Auch die Veröffentlichung oder Nichtveröffentlichung hätte in diesem Fall überhaupt keine andere Entwicklung hervorgerufen. Insofern ist auch dem Abgeordneten Kiss und dem Abgeordneten Platter zu widersprechen. Sie haben gesagt, es hätte wahrscheinlich schon früher eine Aufklärung gegeben, wenn die Rasterfahndung bereits zur Verfügung gestanden wäre. Aber ich wiederhole: Hätte es das bisherige Täterprofil als Grundlage für eine Rasterfahndung gegeben, dann wäre doch genau die Person des Herrn Fuchs schon aufgrund des Alters herausgefallen. Als Herr Abgeordneter Kier das angemerkt hat, hat es von seiten der ÖVP schon einige Unmutsäußerungen gegeben, wie in etwa: Na ja, nur weil dort gestanden ist: "50 und älter" und weil der Herr Fuchs erst 48 ist, werden Sie doch nicht glauben, daß er herausgefallen wäre.

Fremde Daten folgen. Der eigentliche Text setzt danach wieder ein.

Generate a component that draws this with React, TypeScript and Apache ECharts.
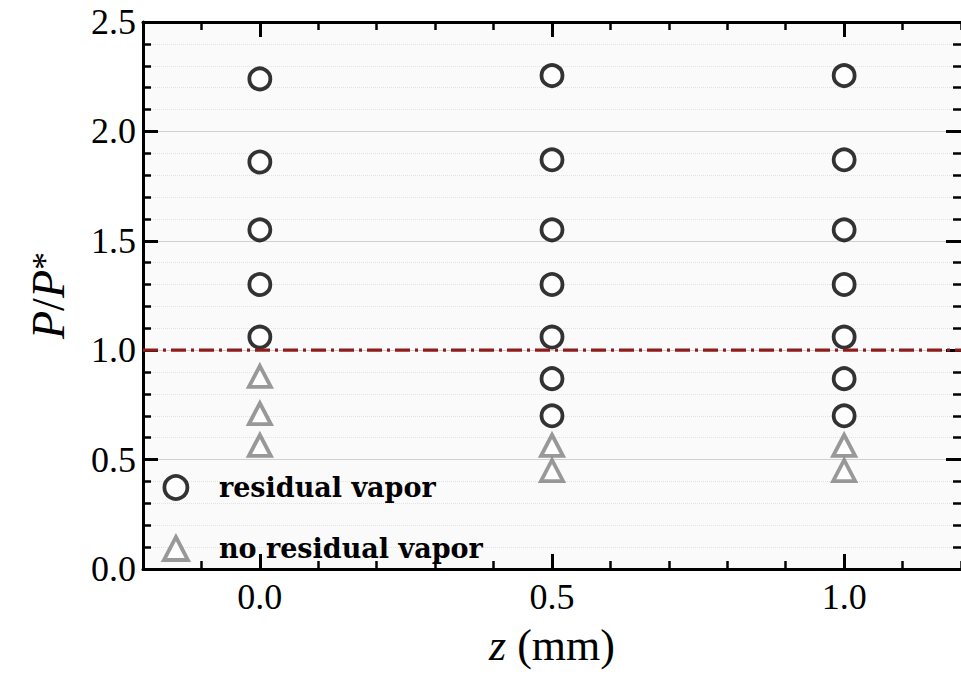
import React, { useEffect, useRef } from "react";
import * as echarts from "echarts";

// ---- data ----
const zPositions = [0.0, 0.5, 1.0];
const residualVaporZ0 = [2.24, 1.86, 1.55, 1.3, 1.06];
const residualVaporZ05 = [2.255, 1.87, 1.55, 1.3, 1.06, 0.87, 0.7];
const residualVaporZ1 = [2.255, 1.87, 1.55, 1.3, 1.06, 0.87, 0.7];
const noResidualVaporZ0 = [0.88, 0.71, 0.565];
const noResidualVaporZ05 = [0.565, 0.45];
const noResidualVaporZ1 = [0.565, 0.45];
const thresholdRatio = 1.0;
const xMajorTicks = [0.0, 0.5, 1.0];
const xRange = [-0.2, 1.2];
const yRange = [0, 2.5];
const seriesNames = ["residual vapor", "no residual vapor"];

const SERIF = "'Liberation Serif', 'Times New Roman', serif";
const LEGEND_FONT = "'DejaVu Serif', serif";

export default function App() {
  const ref = useRef<HTMLDivElement>(null);

  useEffect(() => {
    if (!ref.current) return;
    const chart = echarts.init(ref.current, null, { renderer: "svg" });

    const residualGroups = [residualVaporZ0, residualVaporZ05, residualVaporZ1];
    const noResidualGroups = [noResidualVaporZ0, noResidualVaporZ05, noResidualVaporZ1];
    const residualData = residualGroups.flatMap((vals, i) => vals.map((v) => [zPositions[i], v]));
    const noResidualData = noResidualGroups.flatMap((vals, i) => vals.map((v) => [zPositions[i], v]));

    const tickLine = { color: "#000", width: 3 };
    const minorLine = { color: "#000", width: 2.5 };
    const circleStyle = { color: "#ffffff", borderColor: "#000000", borderWidth: 3.8 };
    const triangleStyle = { color: "#ffffff", borderColor: "#808080", borderWidth: 3.8 };

    const baseX = {
      type: "value" as const,
      min: xRange[0],
      max: xRange[1],
      interval: 0.1,
      splitLine: { show: false },
    };

    const option: any = {
      animation: false,
      backgroundColor: "#ffffff",
      grid: {
        left: 139,
        top: 22,
        width: 825,
        height: 547,
        show: true,
        backgroundColor: "#fafafa",
        borderWidth: 0,
      },
      legend: {
        data: [
          { name: seriesNames[0], itemStyle: circleStyle },
          { name: seriesNames[1], itemStyle: triangleStyle },
        ],
        orient: "vertical",
        left: 162,
        top: 474,
        padding: 0,
        itemWidth: 24,
        itemHeight: 23,
        itemGap: 34,
        symbolKeepAspect: true,
        textStyle: {
          fontFamily: LEGEND_FONT,
          fontWeight: "bold",
          fontSize: 27,
          color: "#000",
          lineHeight: 26,
          padding: [0, 0, 0, 26],
        },
      },
      xAxis: [
        {
          ...baseX,
          position: "bottom",
          axisLine: { show: true, onZero: false, lineStyle: { color: "#000", width: 3 } },
          axisTick: { show: true, inside: true, length: 8, lineStyle: minorLine },
          axisLabel: { show: false },
        },
        {
          ...baseX,
          position: "bottom",
          axisLine: { show: false, onZero: false },
          axisTick: { show: true, inside: true, length: 15, customValues: xMajorTicks, lineStyle: tickLine },
          axisLabel: {
            show: true,
            customValues: xMajorTicks,
            formatter: (v: number) => v.toFixed(1),
            margin: 10,
            fontFamily: SERIF,
            fontSize: 36,
            color: "#000",
          },
          name: "{i|z} (mm)",
          nameLocation: "middle",
          nameGap: 54,
          nameTextStyle: {
            fontFamily: SERIF,
            fontSize: 44,
            color: "#000",
            lineHeight: 44,
            rich: {
              i: { fontFamily: SERIF, fontSize: 44, fontStyle: "italic", color: "#000", lineHeight: 44 },
            },
          },
        },
        {
          ...baseX,
          position: "top",
          axisLine: { show: true, onZero: false, lineStyle: { color: "#000", width: 3 } },
          axisTick: { show: true, inside: true, length: 8, lineStyle: minorLine },
          axisLabel: { show: false },
        },
        {
          ...baseX,
          position: "top",
          axisLine: { show: false, onZero: false },
          axisTick: { show: true, inside: true, length: 15, customValues: xMajorTicks, lineStyle: tickLine },
          axisLabel: { show: false },
        },
      ],
      yAxis: [
        {
          type: "value",
          position: "left",
          min: yRange[0],
          max: yRange[1],
          interval: 0.5,
          axisLine: { show: true, onZero: false, lineStyle: { color: "#000", width: 3 } },
          axisTick: { show: true, inside: true, length: 15, lineStyle: tickLine },
          minorTick: { show: true, splitNumber: 5, length: 8, lineStyle: minorLine },
          splitLine: { show: true, lineStyle: { color: "#cfcfcf", width: 1 } },
          minorSplitLine: { show: true, lineStyle: { color: "#e2e2e2", width: 1, type: "dotted" } },
          axisLabel: {
            formatter: (v: number) => v.toFixed(1),
            margin: 7,
            fontFamily: SERIF,
            fontSize: 36,
            color: "#000",
          },
          name: "{i|P}{n|/}{i|P}{s|*}",
          nameLocation: "middle",
          nameRotate: 90,
          nameGap: 72,
          nameTextStyle: {
            fontFamily: SERIF,
            fontSize: 44,
            color: "#000",
            rich: {
              i: {
                fontFamily: SERIF,
                fontSize: 46,
                fontStyle: "italic",
                color: "#000",
                lineHeight: 44,
                padding: [17, 0, 0, 0],
                verticalAlign: "bottom",
              },
              n: {
                fontFamily: SERIF,
                fontSize: 46,
                color: "#000",
                lineHeight: 44,
                padding: [17, 0, 0, 0],
                verticalAlign: "bottom",
              },
              s: {
                fontFamily: SERIF,
                fontSize: 36,
                color: "#000",
                lineHeight: 36,
                verticalAlign: "top",
              },
            },
          },
        },
        {
          type: "value",
          position: "right",
          min: yRange[0],
          max: yRange[1],
          interval: 0.5,
          axisLine: { show: false, onZero: false },
          axisTick: { show: true, inside: true, length: 15, lineStyle: tickLine },
          minorTick: { show: true, splitNumber: 5, length: 8, lineStyle: minorLine },
          splitLine: { show: false },
          axisLabel: { show: false },
        },
      ],
      series: [
        {
          name: seriesNames[0],
          type: "scatter",
          xAxisIndex: 0,
          yAxisIndex: 0,
          symbol: "circle",
          symbolSize: 21,
          itemStyle: circleStyle,
          data: residualData,
          z: 3,
        },
        {
          name: seriesNames[1],
          type: "scatter",
          xAxisIndex: 0,
          yAxisIndex: 0,
          symbol: "triangle",
          symbolSize: [22, 21],
          itemStyle: triangleStyle,
          data: noResidualData,
          z: 3,
        },
        {
          name: "threshold",
          type: "line",
          xAxisIndex: 0,
          yAxisIndex: 0,
          showSymbol: false,
          symbol: "none",
          silent: true,
          lineStyle: { color: "#8e1c1c", width: 3.2, type: [15, 5, 3, 5] },
          data: [
            [xRange[0], thresholdRatio],
            [xRange[1], thresholdRatio],
          ],
          z: 4,
        },
      ],
    };

    chart.setOption(option);
    return () => chart.dispose();
  }, []);

  return (
    <div
      ref={ref}
      style={{ position: "fixed", left: 0, top: 0, width: 961, height: 677, background: "#fff" }}
    />
  );
}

Und da sind wir genau bei dem Punkt, den die Liberalen in diesem Zusammenhang immer relevieren: Es wird ein Täterprofil erstellt. Dann sagt man: Wir machen einen Raster. Aber so genau nehmen wir es nachher nicht damit, denn der ist vielleicht 50 Jahre oder älter oder vielleicht auch ein bißchen jünger, da nehmen wir dann gleich die 40- oder 45jährigen auch noch dazu. – Und so wird der Kreis ausgeweitet. Das führt dazu, daß massiv in Grundrechte eingegriffen werden kann, sodaß die ÖVP in dieser Situation eigentlich gut beraten wäre, zu sagen: Halt, wir müssen dafür Sorge tragen, daß jene Kautelen, die eingebaut sind, auch ganz, ganz sicher eingehalten werden!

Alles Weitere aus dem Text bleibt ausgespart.